Hotel bars family wearing 'pheran', gets legal notice
Traditional Kashmiri pheran - a must woolen shoulder-to-knee-down robe worn in winters by a majority of the Valley population - has sparked a legal tussle, as a family served a legal notice to a Valley's leading hotel for disallowing them to enter restaurant for wearing the dress. The hotel management said the dress was not allowed because of security scare.chandigarh Updated: Dec 10, 2012 11:20 IST
Traditional Kashmiri pheran - a must woolen shoulder-to-knee-down robe worn in winters by a majority of the Valley population - has sparked a legal tussle, as a family served a legal notice to a Valley's leading hotel for disallowing them to enter restaurant for wearing the dress. The hotel management said the dress was not allowed because of security scare.
Syed Ather, an architect by profession, alleged that he felt "insulted" as a Kashmiri when the gatekeepers and hotel management barred his entry into the Broadway Hotel in the last week of November for wearing pheran.
"I was with my wife and two cousins. I was stopped at the entrance. We were told "you cannot enter hotel because you were wearing pheran," alleged Ather.
Pheran is a very popular dress in Kashmir during winters. The thick long woolens save the population from snow and sub-zero temperature. People carry willow-covered clay firepots inside it, with hands too inside the robe.
"It sounds strange when chief minister Omar Abdullah, who dons the dress all time, is allowed why not the common man. The hotel's move to bar people wearing pheran is insulting to entire population," said Ather.
The family has served a legal notice to the hotel seeking an explanation for "banning" the dress.
The hotel, however, claims there is no ban on the dress but the measure was the result of a security threat.

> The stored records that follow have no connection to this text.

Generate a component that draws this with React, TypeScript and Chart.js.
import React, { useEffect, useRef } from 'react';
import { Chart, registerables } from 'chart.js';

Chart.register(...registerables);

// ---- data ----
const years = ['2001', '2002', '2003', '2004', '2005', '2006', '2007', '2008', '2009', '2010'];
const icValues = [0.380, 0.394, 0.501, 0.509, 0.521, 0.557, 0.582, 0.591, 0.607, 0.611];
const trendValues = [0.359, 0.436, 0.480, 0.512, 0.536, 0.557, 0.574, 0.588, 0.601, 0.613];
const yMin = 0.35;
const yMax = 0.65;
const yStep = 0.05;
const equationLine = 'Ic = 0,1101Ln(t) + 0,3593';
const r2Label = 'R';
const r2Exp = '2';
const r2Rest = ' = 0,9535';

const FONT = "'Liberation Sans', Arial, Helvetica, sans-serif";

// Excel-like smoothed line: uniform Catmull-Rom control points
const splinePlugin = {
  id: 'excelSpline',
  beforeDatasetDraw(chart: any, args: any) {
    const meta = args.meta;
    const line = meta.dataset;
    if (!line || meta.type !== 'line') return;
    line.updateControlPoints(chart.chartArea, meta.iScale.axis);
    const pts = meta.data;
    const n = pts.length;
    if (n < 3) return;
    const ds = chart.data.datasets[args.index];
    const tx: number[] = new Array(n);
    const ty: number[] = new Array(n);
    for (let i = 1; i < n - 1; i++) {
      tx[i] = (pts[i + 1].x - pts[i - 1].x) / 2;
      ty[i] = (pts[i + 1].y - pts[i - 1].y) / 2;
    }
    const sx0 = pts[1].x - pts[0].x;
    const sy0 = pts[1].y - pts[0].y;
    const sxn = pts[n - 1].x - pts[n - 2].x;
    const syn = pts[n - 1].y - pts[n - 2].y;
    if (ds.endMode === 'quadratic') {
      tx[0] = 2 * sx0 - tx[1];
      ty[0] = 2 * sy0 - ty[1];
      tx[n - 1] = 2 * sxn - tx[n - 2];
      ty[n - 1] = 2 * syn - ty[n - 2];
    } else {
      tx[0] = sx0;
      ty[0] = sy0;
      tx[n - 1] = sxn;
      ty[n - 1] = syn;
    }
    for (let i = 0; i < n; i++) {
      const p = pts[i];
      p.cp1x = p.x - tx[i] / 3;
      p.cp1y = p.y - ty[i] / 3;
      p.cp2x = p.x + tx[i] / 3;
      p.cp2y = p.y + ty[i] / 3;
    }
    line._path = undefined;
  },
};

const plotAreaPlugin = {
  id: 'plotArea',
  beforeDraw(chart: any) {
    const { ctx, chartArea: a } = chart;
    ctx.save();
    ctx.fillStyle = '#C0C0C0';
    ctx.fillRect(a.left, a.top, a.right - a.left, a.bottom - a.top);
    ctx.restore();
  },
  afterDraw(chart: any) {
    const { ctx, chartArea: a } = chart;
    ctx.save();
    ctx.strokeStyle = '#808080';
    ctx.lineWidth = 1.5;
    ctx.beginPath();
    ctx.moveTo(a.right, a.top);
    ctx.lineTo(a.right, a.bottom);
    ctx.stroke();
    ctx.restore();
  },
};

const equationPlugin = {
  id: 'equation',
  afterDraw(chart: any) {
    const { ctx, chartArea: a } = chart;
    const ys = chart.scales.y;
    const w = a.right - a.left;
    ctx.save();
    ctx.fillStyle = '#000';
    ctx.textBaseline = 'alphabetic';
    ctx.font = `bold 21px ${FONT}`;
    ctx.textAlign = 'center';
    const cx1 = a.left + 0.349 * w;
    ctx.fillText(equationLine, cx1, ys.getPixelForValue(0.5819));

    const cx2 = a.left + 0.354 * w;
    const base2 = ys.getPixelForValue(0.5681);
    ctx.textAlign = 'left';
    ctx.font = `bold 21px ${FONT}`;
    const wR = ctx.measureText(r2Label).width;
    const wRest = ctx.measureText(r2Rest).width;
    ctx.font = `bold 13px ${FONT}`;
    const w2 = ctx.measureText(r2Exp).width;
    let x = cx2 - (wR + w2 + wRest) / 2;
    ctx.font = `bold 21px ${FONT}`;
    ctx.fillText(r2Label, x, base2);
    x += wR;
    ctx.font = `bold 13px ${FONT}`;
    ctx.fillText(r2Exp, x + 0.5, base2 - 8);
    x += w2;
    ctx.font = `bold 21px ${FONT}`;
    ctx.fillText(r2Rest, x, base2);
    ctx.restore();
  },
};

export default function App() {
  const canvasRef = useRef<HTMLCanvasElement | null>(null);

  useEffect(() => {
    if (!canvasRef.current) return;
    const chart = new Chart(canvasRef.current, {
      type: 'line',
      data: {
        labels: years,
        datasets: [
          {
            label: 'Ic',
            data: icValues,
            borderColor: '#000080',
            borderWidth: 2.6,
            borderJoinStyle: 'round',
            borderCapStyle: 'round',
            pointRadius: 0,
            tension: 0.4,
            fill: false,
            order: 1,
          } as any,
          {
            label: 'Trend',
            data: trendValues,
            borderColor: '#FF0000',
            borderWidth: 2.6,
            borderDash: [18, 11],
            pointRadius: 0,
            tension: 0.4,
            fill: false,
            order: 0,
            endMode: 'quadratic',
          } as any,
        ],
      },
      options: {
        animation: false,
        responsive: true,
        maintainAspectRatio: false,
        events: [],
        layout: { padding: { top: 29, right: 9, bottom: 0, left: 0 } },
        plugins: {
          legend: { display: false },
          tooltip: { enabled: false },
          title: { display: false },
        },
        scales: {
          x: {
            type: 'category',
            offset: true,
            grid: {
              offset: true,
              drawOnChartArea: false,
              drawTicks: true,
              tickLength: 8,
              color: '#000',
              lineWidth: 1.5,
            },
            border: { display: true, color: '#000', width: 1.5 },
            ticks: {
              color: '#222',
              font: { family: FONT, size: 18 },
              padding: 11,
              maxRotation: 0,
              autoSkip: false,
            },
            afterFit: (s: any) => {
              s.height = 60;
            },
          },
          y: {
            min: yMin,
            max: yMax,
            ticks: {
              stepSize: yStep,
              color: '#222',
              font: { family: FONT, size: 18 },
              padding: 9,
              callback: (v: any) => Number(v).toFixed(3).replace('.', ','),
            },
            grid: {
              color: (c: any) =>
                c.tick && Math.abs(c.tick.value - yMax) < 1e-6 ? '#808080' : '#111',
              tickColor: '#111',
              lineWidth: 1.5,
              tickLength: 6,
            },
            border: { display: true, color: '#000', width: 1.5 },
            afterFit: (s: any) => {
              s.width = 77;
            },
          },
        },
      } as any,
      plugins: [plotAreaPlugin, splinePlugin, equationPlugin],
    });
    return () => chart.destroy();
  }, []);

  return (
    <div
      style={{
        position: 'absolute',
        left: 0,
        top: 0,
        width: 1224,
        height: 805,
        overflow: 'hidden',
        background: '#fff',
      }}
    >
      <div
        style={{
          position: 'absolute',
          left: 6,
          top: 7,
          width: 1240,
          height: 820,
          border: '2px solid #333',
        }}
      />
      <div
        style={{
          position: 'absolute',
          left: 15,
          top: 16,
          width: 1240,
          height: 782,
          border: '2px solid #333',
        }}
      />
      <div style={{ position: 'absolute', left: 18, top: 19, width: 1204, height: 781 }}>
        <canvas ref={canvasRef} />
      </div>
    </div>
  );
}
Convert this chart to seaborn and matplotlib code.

"When the family visited the hotel, there was a security high alert. We have asked our front office not to allow drivers wearing pheran," Broadway Hotel manager Sameer Deewan told the Hindustan Times adding, "Our human resource department will reply to the legal notice soon".
Ather is incensed by the management's move. "Today the hotel banned pheran in the name of security. Tomorrow, it could be men sporting beard. This has to end," said Ather, who has also filed an application under the Right to Information Act with the tourism department asking if the dress was banned in all hotels and gold courses in the Valley.
There were reports that all top-end hotels in Srinagar issued directives not to allow pheran-wearing suspect drivers or visitors after unknown gunmen attacked a liquor shop at Heemal Complex on November 15.
Pheran came under security scanner in early 1990s at the peak of militancy when militants would easily carry weapons under it. Security agencies suspect several successful grenade attacks in Srinagar during winters were easily carried out by pheran-wearing militants in early 1990s.
Since then pheran has taken different forms and sizes. Unlike long, loose traditional pheran of the past, the dress is fast turning into a tighter and long coat-like dress, one that was worn by Ather the day he was stopped.